== Information provided ==

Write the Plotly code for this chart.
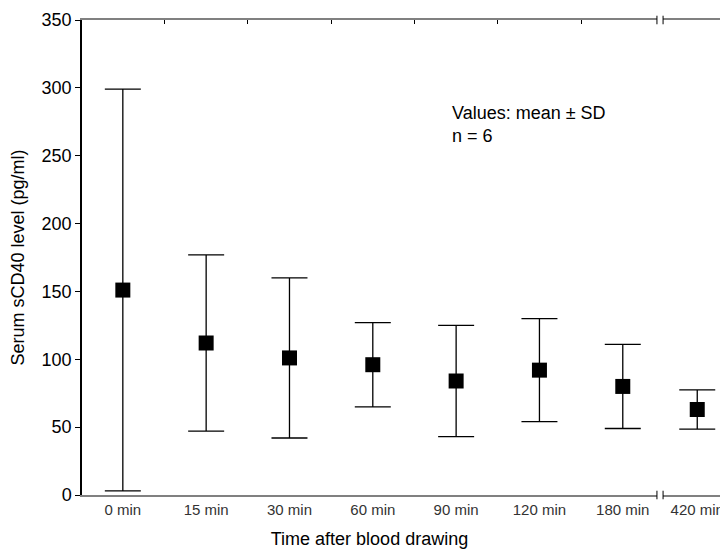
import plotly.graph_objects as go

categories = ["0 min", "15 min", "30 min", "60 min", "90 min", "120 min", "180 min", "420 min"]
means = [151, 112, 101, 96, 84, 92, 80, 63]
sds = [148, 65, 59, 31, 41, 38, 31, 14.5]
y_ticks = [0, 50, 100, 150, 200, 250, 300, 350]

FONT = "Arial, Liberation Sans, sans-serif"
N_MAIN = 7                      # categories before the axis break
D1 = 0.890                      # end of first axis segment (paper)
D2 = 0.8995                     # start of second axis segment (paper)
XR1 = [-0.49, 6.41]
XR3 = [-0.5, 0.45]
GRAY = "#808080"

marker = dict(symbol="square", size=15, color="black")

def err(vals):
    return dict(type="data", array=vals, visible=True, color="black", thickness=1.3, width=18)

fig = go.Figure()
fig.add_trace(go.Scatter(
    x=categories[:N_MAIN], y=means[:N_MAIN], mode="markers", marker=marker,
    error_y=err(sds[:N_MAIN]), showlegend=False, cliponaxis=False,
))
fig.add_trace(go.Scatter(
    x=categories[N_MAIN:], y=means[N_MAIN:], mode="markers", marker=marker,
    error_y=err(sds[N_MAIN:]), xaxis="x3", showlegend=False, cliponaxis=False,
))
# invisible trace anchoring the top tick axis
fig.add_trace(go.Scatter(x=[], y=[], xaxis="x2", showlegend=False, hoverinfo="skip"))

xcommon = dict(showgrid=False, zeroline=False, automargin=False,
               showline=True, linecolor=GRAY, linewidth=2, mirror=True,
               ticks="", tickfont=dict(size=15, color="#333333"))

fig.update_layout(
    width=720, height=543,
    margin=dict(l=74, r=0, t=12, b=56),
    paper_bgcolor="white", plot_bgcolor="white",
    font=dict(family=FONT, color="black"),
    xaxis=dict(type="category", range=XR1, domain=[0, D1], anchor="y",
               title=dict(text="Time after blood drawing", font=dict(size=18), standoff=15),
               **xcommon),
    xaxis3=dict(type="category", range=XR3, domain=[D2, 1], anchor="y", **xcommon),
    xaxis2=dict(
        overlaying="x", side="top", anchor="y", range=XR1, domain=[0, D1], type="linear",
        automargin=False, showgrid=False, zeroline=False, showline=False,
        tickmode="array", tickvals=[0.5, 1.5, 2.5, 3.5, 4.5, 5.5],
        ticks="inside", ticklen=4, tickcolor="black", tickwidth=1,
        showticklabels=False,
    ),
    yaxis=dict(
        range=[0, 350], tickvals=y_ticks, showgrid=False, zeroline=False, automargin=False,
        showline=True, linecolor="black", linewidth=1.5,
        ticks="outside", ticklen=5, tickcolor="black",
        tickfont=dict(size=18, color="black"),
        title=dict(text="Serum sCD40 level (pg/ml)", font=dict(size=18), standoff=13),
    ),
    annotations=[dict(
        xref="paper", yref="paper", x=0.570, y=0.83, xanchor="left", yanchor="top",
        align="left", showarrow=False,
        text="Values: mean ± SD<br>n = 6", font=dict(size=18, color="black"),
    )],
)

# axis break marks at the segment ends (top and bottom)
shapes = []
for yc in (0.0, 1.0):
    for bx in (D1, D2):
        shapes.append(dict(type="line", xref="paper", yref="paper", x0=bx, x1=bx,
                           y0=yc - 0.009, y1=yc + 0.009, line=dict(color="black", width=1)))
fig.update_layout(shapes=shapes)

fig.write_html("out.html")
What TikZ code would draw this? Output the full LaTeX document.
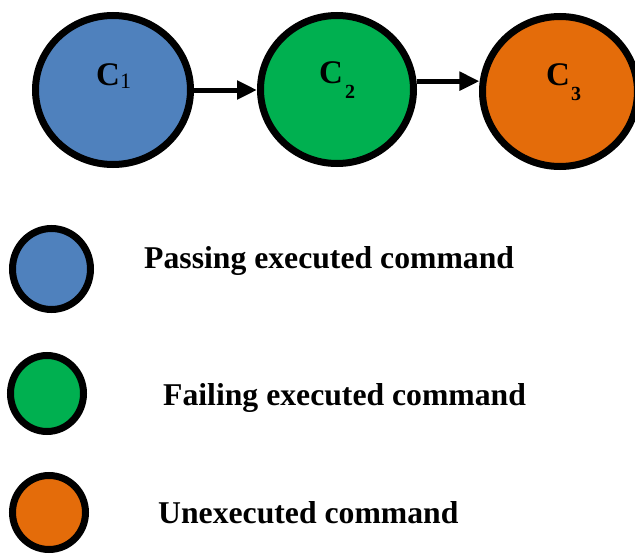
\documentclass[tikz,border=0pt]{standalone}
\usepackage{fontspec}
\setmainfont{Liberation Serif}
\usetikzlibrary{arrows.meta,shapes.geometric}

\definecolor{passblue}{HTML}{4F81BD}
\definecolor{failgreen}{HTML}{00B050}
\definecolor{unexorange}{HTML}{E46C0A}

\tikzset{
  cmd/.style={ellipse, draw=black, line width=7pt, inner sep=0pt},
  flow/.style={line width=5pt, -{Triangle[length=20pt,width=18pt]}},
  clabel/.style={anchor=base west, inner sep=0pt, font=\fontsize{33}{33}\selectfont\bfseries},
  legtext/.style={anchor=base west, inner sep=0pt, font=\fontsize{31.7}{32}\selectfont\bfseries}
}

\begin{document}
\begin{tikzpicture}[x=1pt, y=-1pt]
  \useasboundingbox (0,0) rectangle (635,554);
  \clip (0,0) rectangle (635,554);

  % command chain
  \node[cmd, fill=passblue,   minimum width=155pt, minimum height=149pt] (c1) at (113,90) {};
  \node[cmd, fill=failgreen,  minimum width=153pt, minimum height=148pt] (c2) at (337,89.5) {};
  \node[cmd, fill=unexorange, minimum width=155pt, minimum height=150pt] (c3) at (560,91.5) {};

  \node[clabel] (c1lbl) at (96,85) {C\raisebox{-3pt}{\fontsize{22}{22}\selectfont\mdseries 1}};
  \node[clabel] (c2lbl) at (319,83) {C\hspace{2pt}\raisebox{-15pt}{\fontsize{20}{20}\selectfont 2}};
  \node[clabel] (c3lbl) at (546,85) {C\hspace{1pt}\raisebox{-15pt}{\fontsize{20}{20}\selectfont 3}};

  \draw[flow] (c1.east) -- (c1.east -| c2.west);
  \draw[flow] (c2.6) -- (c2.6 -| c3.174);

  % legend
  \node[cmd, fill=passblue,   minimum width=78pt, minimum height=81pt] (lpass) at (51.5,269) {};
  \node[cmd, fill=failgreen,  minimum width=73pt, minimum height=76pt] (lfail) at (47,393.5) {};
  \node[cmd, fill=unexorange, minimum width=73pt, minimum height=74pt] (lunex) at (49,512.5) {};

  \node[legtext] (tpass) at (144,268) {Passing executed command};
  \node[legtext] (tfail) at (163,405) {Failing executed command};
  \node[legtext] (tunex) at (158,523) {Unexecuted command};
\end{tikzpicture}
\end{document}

===

Starting at the line that contains "What TikZ code" and ending at the line that contains "width=73pt, minimum height=74pt]", give the lines again exactly. Do not include the pictures.

What TikZ code would draw this? Output the full LaTeX document.
\documentclass[tikz,border=0pt]{standalone}
\usepackage{fontspec}
\setmainfont{Liberation Serif}
\usetikzlibrary{arrows.meta,shapes.geometric}

\definecolor{passblue}{HTML}{4F81BD}
\definecolor{failgreen}{HTML}{00B050}
\definecolor{unexorange}{HTML}{E46C0A}

\tikzset{
  cmd/.style={ellipse, draw=black, line width=7pt, inner sep=0pt},
  flow/.style={line width=5pt, -{Triangle[length=20pt,width=18pt]}},
  clabel/.style={anchor=base west, inner sep=0pt, font=\fontsize{33}{33}\selectfont\bfseries},
  legtext/.style={anchor=base west, inner sep=0pt, font=\fontsize{31.7}{32}\selectfont\bfseries}
}

\begin{document}
\begin{tikzpicture}[x=1pt, y=-1pt]
  \useasboundingbox (0,0) rectangle (635,554);
  \clip (0,0) rectangle (635,554);

  % command chain
  \node[cmd, fill=passblue,   minimum width=155pt, minimum height=149pt] (c1) at (113,90) {};
  \node[cmd, fill=failgreen,  minimum width=153pt, minimum height=148pt] (c2) at (337,89.5) {};
  \node[cmd, fill=unexorange, minimum width=155pt, minimum height=150pt] (c3) at (560,91.5) {};

  \node[clabel] (c1lbl) at (96,85) {C\raisebox{-3pt}{\fontsize{22}{22}\selectfont\mdseries 1}};
  \node[clabel] (c2lbl) at (319,83) {C\hspace{2pt}\raisebox{-15pt}{\fontsize{20}{20}\selectfont 2}};
  \node[clabel] (c3lbl) at (546,85) {C\hspace{1pt}\raisebox{-15pt}{\fontsize{20}{20}\selectfont 3}};

  \draw[flow] (c1.east) -- (c1.east -| c2.west);
  \draw[flow] (c2.6) -- (c2.6 -| c3.174);

  % legend
  \node[cmd, fill=passblue,   minimum width=78pt, minimum height=81pt] (lpass) at (51.5,269) {};
  \node[cmd, fill=failgreen,  minimum width=73pt, minimum height=76pt] (lfail) at (47,393.5) {};
  \node[cmd, fill=unexorange, minimum width=73pt, minimum height=74pt] (lunex) at (49,512.5) {};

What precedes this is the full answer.